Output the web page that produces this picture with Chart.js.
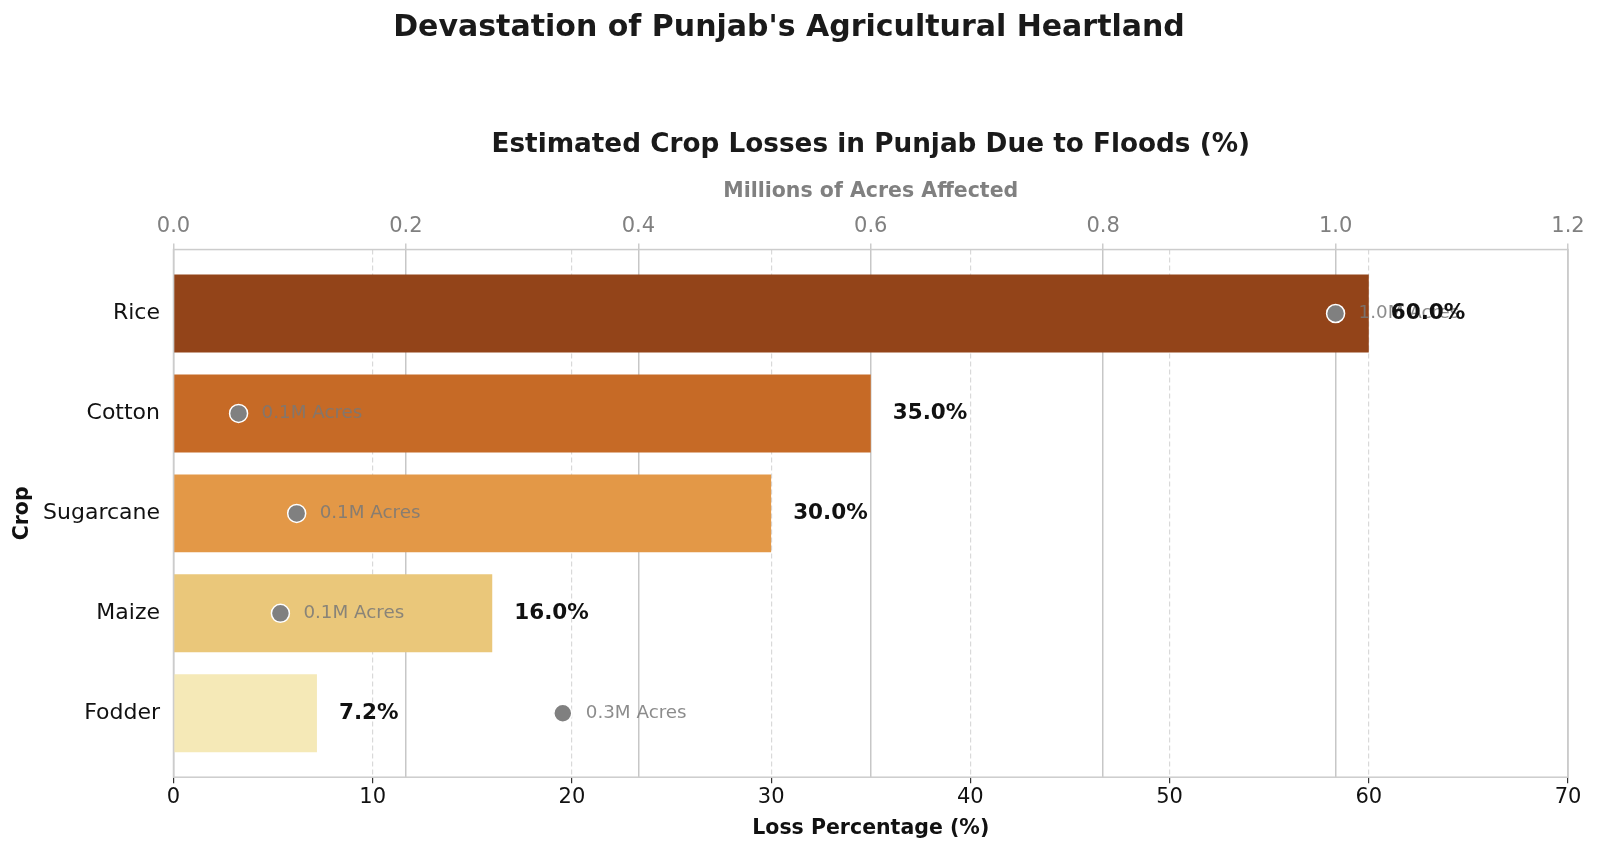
<!DOCTYPE html>
<html>
<head>
<meta charset="utf-8">
<title>Crop Losses in Punjab</title>
<script src="https://cdn.jsdelivr.net/npm/chart.js@4.4.1/dist/chart.umd.min.js"></script>
<style>
    html, body { margin: 0; padding: 0; background: #ffffff; }
    #wrap { width: 1600px; height: 851px; }
</style>
</head>
<body>
<div id="wrap"><canvas id="cropChart"></canvas></div>
<script>
// Chart data
const crops = ['Rice', 'Cotton', 'Sugarcane', 'Maize', 'Fodder'];
const lossPercent = [60, 35, 30, 16, 7.2];
const acresMillions = [1.0, 0.056, 0.106, 0.092, 0.335];
const barColors = ['#934419', '#C66A26', '#E39847', '#EAC77A', '#F5E9B7'];

Chart.defaults.font.family = "'DejaVu Sans', sans-serif";
Chart.defaults.color = '#111111';

// Light grey frame around the plot area
const plotFrame = {
    id: 'plotFrame',
    afterDraw(chart) {
        const { ctx, chartArea: a } = chart;
        ctx.save();
        ctx.strokeStyle = '#cccccc';
        ctx.lineWidth = 1.5;
        ctx.strokeRect(a.left, a.top, a.right - a.left, a.bottom - a.top);
        ctx.restore();
    }
};

// Text next to points and bars
const valueLabels = {
    id: 'valueLabels',
    afterDraw(chart) {
        const ctx = chart.ctx;
        ctx.save();
        ctx.textAlign = 'left';
        ctx.textBaseline = 'middle';

        ctx.font = "18.3px 'DejaVu Sans'";
        ctx.fillStyle = 'rgba(120, 120, 120, 0.85)';
        chart.getDatasetMeta(1).data.forEach((pt, i) => {
            ctx.fillText(acresMillions[i].toFixed(1) + 'M Acres', pt.x + 23, pt.y);
        });

        ctx.font = "bold 21.5px 'DejaVu Sans'";
        ctx.fillStyle = '#111111';
        chart.getDatasetMeta(0).data.forEach((bar, i) => {
            ctx.fillText(lossPercent[i].toFixed(1) + '%', bar.x + 22, bar.y);
        });
        ctx.restore();
    }
};

const ctx = document.getElementById('cropChart').getContext('2d');
const cropChart = new Chart(ctx, {
    type: 'bar',
    data: {
        datasets: [
            {
                type: 'bar',
                label: 'Loss Percentage',
                data: crops.map((c, i) => ({ x: lossPercent[i], y: i })),
                backgroundColor: barColors,
                xAxisID: 'x',
                yAxisID: 'y',
                barPercentage: 0.78,
                categoryPercentage: 1,
                order: 2
            },
            {
                type: 'scatter',
                label: 'Millions of Acres',
                data: crops.map((c, i) => ({ x: acresMillions[i], y: i })),
                xAxisID: 'x2',
                yAxisID: 'y',
                pointRadius: 9,
                backgroundColor: '#808080',
                borderColor: '#ffffff',
                borderWidth: 1.5,
                order: 1
            }
        ]
    },
    options: {
        indexAxis: 'y',
        responsive: true,
        maintainAspectRatio: false,
        animation: false,
        layout: {
            padding: { left: 10, right: 32, top: 0, bottom: 10 }
        },
        plugins: {
            legend: { display: false },
            tooltip: { enabled: false },
            title: {
                display: true,
                text: "Devastation of Punjab's Agricultural Heartland",
                color: '#1a1a1a',
                font: { size: 30, weight: 'bold' },
                padding: { top: 10, bottom: 0 }
            },
            subtitle: {
                display: true,
                fullSize: false,
                text: 'Estimated Crop Losses in Punjab Due to Floods (%)',
                color: '#1a1a1a',
                font: { size: 26.3, weight: 'bold' },
                padding: { top: 83, bottom: 0 }
            }
        },
        scales: {
            x: {
                type: 'linear',
                axis: 'x',
                position: 'bottom',
                min: 0,
                max: 70,
                ticks: {
                    stepSize: 10,
                    color: '#111111',
                    font: { size: 21 },
                    padding: 2
                },
                grid: {
                    color: (c) => (c.tick && (c.tick.value === 0 || c.tick.value === 70)) ? 'rgba(0,0,0,0)' : '#d9d9d9',
                    lineWidth: 1.2,
                    tickColor: '#333333',
                    tickWidth: 1.2,
                    tickLength: 6,
                    tickBorderDash: []
                },
                border: { display: false, dash: [5, 3] },
                title: {
                    display: true,
                    text: 'Loss Percentage (%)',
                    color: '#111111',
                    font: { size: 20.5, weight: 'bold' },
                    padding: { top: 4, bottom: 0 }
                }
            },
            x2: {
                type: 'linear',
                axis: 'x',
                position: 'top',
                min: 0,
                max: 1.2,
                z: 1,
                ticks: {
                    stepSize: 0.2,
                    color: '#808080',
                    font: { size: 21 },
                    padding: 4,
                    callback: (v) => v.toFixed(1)
                },
                grid: {
                    color: 'rgba(185, 185, 185, 0.8)',
                    lineWidth: 1.5,
                    tickColor: '#cccccc',
                    tickLength: 6
                },
                border: { display: false },
                title: {
                    display: true,
                    text: 'Millions of Acres Affected',
                    color: '#808080',
                    font: { size: 20.5, weight: 'bold' },
                    padding: { top: 19, bottom: 6.2 }
                }
            },
            y: {
                type: 'linear',
                axis: 'y',
                position: 'left',
                reverse: true,
                offset: false,
                min: -0.64,
                max: 4.64,
                afterFit: (scale) => { scale.width = 163.5; },
                ticks: {
                    stepSize: 1,
                    includeBounds: false,
                    autoSkip: false,
                    color: '#111111',
                    font: { size: 22 },
                    padding: 13.5,
                    callback: (v) => (Number.isInteger(v) && crops[v] !== undefined) ? crops[v] : ''
                },
                grid: { drawOnChartArea: false, drawTicks: false, offset: false },
                border: { display: false },
                title: {
                    display: true,
                    text: 'Crop',
                    color: '#111111',
                    font: { size: 20.5, weight: 'bold' },
                    padding: { top: 0, bottom: 10 }
                }
            }
        }
    },
    plugins: [plotFrame, valueLabels]
});
</script>
</body>
</html>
# # # #
» WHAT IS ASKED: Restate the data above exactly, stripping out each image.

» PROBLEM SOLUTION:
Output the web page that produces this picture with Chart.js.
<!DOCTYPE html>
<html>
<head>
<meta charset="utf-8">
<title>Crop Losses in Punjab</title>
<script src="https://cdn.jsdelivr.net/npm/chart.js@4.4.1/dist/chart.umd.min.js"></script>
<style>
    html, body { margin: 0; padding: 0; background: #ffffff; }
    #wrap { width: 1600px; height: 851px; }
</style>
</head>
<body>
<div id="wrap"><canvas id="cropChart"></canvas></div>
<script>
// Chart data
const crops = ['Rice', 'Cotton', 'Sugarcane', 'Maize', 'Fodder'];
const lossPercent = [60, 35, 30, 16, 7.2];
const acresMillions = [1.0, 0.056, 0.106, 0.092, 0.335];
const barColors = ['#934419', '#C66A26', '#E39847', '#EAC77A', '#F5E9B7'];

Chart.defaults.font.family = "'DejaVu Sans', sans-serif";
Chart.defaults.color = '#111111';

// Light grey frame around the plot area
const plotFrame = {
    id: 'plotFrame',
    afterDraw(chart) {
        const { ctx, chartArea: a } = chart;
        ctx.save();
        ctx.strokeStyle = '#cccccc';
        ctx.lineWidth = 1.5;
        ctx.strokeRect(a.left, a.top, a.right - a.left, a.bottom - a.top);
        ctx.restore();
    }
};

// Text next to points and bars
const valueLabels = {
    id: 'valueLabels',
    afterDraw(chart) {
        const ctx = chart.ctx;
        ctx.save();
        ctx.textAlign = 'left';
        ctx.textBaseline = 'middle';

        ctx.font = "18.3px 'DejaVu Sans'";
        ctx.fillStyle = 'rgba(120, 120, 120, 0.85)';
        chart.getDatasetMeta(1).data.forEach((pt, i) => {
            ctx.fillText(acresMillions[i].toFixed(1) + 'M Acres', pt.x + 23, pt.y);
        });

        ctx.font = "bold 21.5px 'DejaVu Sans'";
        ctx.fillStyle = '#111111';
        chart.getDatasetMeta(0).data.forEach((bar, i) => {
            ctx.fillText(lossPercent[i].toFixed(1) + '%', bar.x + 22, bar.y);
        });
        ctx.restore();
    }
};

const ctx = document.getElementById('cropChart').getContext('2d');
const cropChart = new Chart(ctx, {
    type: 'bar',
    data: {
        datasets: [
            {
                type: 'bar',
                label: 'Loss Percentage',
                data: crops.map((c, i) => ({ x: lossPercent[i], y: i })),
                backgroundColor: barColors,
                xAxisID: 'x',
                yAxisID: 'y',
                barPercentage: 0.78,
                categoryPercentage: 1,
                order: 2
            },
            {
                type: 'scatter',
                label: 'Millions of Acres',
                data: crops.map((c, i) => ({ x: acresMillions[i], y: i })),
                xAxisID: 'x2',
                yAxisID: 'y',
                pointRadius: 9,
                backgroundColor: '#808080',
                borderColor: '#ffffff',
                borderWidth: 1.5,
                order: 1
            }
        ]
    },
    options: {
        indexAxis: 'y',
        responsive: true,
        maintainAspectRatio: false,
        animation: false,
        layout: {
            padding: { left: 10, right: 32, top: 0, bottom: 10 }
        },
        plugins: {
            legend: { display: false },
            tooltip: { enabled: false },
            title: {
                display: true,
                text: "Devastation of Punjab's Agricultural Heartland",
                color: '#1a1a1a',
                font: { size: 30, weight: 'bold' },
                padding: { top: 10, bottom: 0 }
            },
            subtitle: {
                display: true,
                fullSize: false,
                text: 'Estimated Crop Losses in Punjab Due to Floods (%)',
                color: '#1a1a1a',
                font: { size: 26.3, weight: 'bold' },
                padding: { top: 83, bottom: 0 }
            }
        },
        scales: {
            x: {
                type: 'linear',
                axis: 'x',
                position: 'bottom',
                min: 0,
                max: 70,
                ticks: {
                    stepSize: 10,
                    color: '#111111',
                    font: { size: 21 },
                    padding: 2
                },
                grid: {
                    color: (c) => (c.tick && (c.tick.value === 0 || c.tick.value === 70)) ? 'rgba(0,0,0,0)' : '#d9d9d9',
                    lineWidth: 1.2,
                    tickColor: '#333333',
                    tickWidth: 1.2,
                    tickLength: 6,
                    tickBorderDash: []
                },
                border: { display: false, dash: [5, 3] },
                title: {
                    display: true,
                    text: 'Loss Percentage (%)',
                    color: '#111111',
                    font: { size: 20.5, weight: 'bold' },
                    padding: { top: 4, bottom: 0 }
                }
            },
            x2: {
                type: 'linear',
                axis: 'x',
                position: 'top',
                min: 0,
                max: 1.2,
                z: 1,
                ticks: {
                    stepSize: 0.2,
                    color: '#808080',
                    font: { size: 21 },
                    padding: 4,
                    callback: (v) => v.toFixed(1)
                },
                grid: {
                    color: 'rgba(185, 185, 185, 0.8)',
                    lineWidth: 1.5,
                    tickColor: '#cccccc',
                    tickLength: 6
                },
                border: { display: false },
                title: {
                    display: true,
                    text: 'Millions of Acres Affected',
                    color: '#808080',
                    font: { size: 20.5, weight: 'bold' },
                    padding: { top: 19, bottom: 6.2 }
                }
            },
            y: {
                type: 'linear',
                axis: 'y',
                position: 'left',
                reverse: true,
                offset: false,
                min: -0.64,
                max: 4.64,
                afterFit: (scale) => { scale.width = 163.5; },
                ticks: {
                    stepSize: 1,
                    includeBounds: false,
                    autoSkip: false,
                    color: '#111111',
                    font: { size: 22 },
                    padding: 13.5,
                    callback: (v) => (Number.isInteger(v) && crops[v] !== undefined) ? crops[v] : ''
                },
                grid: { drawOnChartArea: false, drawTicks: false, offset: false },
                border: { display: false },
                title: {
                    display: true,
                    text: 'Crop',
                    color: '#111111',
                    font: { size: 20.5, weight: 'bold' },
                    padding: { top: 0, bottom: 10 }
                }
            }
        }
    },
    plugins: [plotFrame, valueLabels]
});
</script>
</body>
</html>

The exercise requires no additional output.